Our Focus

Gene Editing

gene editing: the next frontier in gene therapy

Gene editing has generated a lot of excitement in academia and drug development. Its promise is two-fold: the unique ability to correct genetic mutations that may cause disease; and its utility in creating and controlling genetic information within patient cells. Emerging science suggests that permanently fixing or “editing” mutated cells, or creating safer and more potent cell-based products with this technology could provide curative, one-time treatments for patients suffering from a broad range of diseases.

In June 2014, we acquired Precision Genome Engineering Inc., or Pregenen, a company with a sophisticated, advanced gene editing technology platform and research team. Our integrated teams are expanding our discovery research efforts in this emerging field. We are testing homing endonuclease and megaTAL gene editing technologies in a variety of potential applications and disease areas, including hematology and oncology. Reprogrammed homing endonucleases and megaTALs are novel enzymes that provide a highly specific and efficient way to potentially treat a variety of diseases by silencing, editing or inserting genetic components into a cell.

HomingEndonucleases

Structural depiction of a homing endonuclease bound to its DNA target. Homing endonucleases are compact proteins able to wrap around and effectively ‘saddle’ DNA. When they identify a DNA sequence that fits into their pattern of amino acid chemistries, they are able to cleave that DNA sequence. Such DNA recognition chemistries can be reprogrammed by our protein engineers to operate on DNA target sequences of our choosing.

Homing endonucleases can be paired with TAL arrays – modular and therefore easily reprogrammable DNA recognition components – creating hybrid “megaTAL” proteins with advanced DNA recognition characteristics. megaTALs are the most efficient genome editing ‘machines’ yet devised, landing at and modifying their target sites with extreme precision and efficiency.

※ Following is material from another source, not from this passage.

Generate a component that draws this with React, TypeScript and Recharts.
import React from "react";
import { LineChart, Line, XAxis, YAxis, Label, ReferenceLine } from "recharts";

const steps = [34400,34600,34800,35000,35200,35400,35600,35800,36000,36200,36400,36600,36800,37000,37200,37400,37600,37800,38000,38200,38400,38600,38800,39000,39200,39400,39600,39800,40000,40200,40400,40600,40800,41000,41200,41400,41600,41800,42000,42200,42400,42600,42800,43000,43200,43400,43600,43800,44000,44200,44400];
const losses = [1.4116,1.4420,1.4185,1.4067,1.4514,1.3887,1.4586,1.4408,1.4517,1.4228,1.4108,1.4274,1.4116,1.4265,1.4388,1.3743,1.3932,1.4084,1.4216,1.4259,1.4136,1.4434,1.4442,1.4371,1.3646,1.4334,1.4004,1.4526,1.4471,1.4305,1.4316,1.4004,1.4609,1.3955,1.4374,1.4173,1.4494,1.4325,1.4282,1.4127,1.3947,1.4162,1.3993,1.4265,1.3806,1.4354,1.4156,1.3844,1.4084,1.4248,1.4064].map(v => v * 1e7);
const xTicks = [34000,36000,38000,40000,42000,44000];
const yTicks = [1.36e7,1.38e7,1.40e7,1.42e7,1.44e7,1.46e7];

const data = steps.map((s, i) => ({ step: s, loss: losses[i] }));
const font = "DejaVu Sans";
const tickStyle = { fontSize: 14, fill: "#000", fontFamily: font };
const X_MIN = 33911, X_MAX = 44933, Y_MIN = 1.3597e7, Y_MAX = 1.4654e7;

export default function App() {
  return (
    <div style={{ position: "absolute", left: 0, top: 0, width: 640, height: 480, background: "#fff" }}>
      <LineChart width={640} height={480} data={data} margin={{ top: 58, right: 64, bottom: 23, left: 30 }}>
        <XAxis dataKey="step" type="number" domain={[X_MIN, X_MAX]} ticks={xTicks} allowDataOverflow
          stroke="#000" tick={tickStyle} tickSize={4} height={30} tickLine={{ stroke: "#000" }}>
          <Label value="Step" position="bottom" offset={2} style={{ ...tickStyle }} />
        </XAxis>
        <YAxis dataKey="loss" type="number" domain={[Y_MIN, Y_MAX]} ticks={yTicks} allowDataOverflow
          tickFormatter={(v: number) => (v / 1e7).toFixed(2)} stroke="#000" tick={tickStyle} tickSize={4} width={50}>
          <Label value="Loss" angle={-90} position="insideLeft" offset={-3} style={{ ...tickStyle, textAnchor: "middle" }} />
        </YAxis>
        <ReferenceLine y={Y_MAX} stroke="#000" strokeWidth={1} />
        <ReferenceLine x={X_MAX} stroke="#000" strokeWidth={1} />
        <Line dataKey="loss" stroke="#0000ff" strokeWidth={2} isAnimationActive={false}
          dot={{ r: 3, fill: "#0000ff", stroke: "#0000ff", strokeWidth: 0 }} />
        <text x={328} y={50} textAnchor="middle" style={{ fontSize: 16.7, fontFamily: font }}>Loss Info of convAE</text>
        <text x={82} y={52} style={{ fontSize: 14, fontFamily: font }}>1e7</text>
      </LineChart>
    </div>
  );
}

why megaTALs and homing endonucleases?

All the gene editing technologies currently being explored by the pharmaceutical industry, including zinc finger nucleases, CRISPR (clustered, regularly interspaced short palindromic repeats)/Cas9 (CRISPR associated protein 9) and TALENs (transcription activator-like effector nucleases), share DNA recognition and DNA cutting functions. They all differ in specificity, size, ease of delivery, and the detailed biochemistry that underlies their DNA recognition, cleavage, and repair mechanisms. Homing endonucleases are the only monomeric, naturally occurring proteins to bind and cleave DNA in a highly sequenced specific fashion. megaTALs are fusion proteins that combine homing endonucleases with the modular DNA binding domains of TALENs, resulting in improved DNA sequence targeting and unparalleled gene editing efficiencies. Since these hybrid nucleases still cut DNA using homing endonuclease cleavage biochemistry, they engage DNA repair pathways in a manner distinct from all other gene editing nucleases. The compact format and ultra-efficient nature of our nucleases make them powerful tools in our ongoing effort to build advanced gene editing processes and products for a broad range of therapeutic applications.

putting gene editing to work

In collaboration with leading academic institutions, we are using our gene editing platform to potentially discover and develop new, more advanced versions of our current ex vivo gene therapy product candidates, and to explore expansions into new disease indications.

Our CAR T cell technology also brings gene editing tools to the immunotherapy field. Our homing endonuclease and megaTAL technology offer a number of additional options to manipulate the gene of a cancer patient’s T cells in hopes of further increasing the specificity of anti-tumor activity and potentially make them more potent. Specificity and potency are essential to the development of CAR T cell therapies for effectively treating solid tumor cancers such as breast, prostate and colon cancer.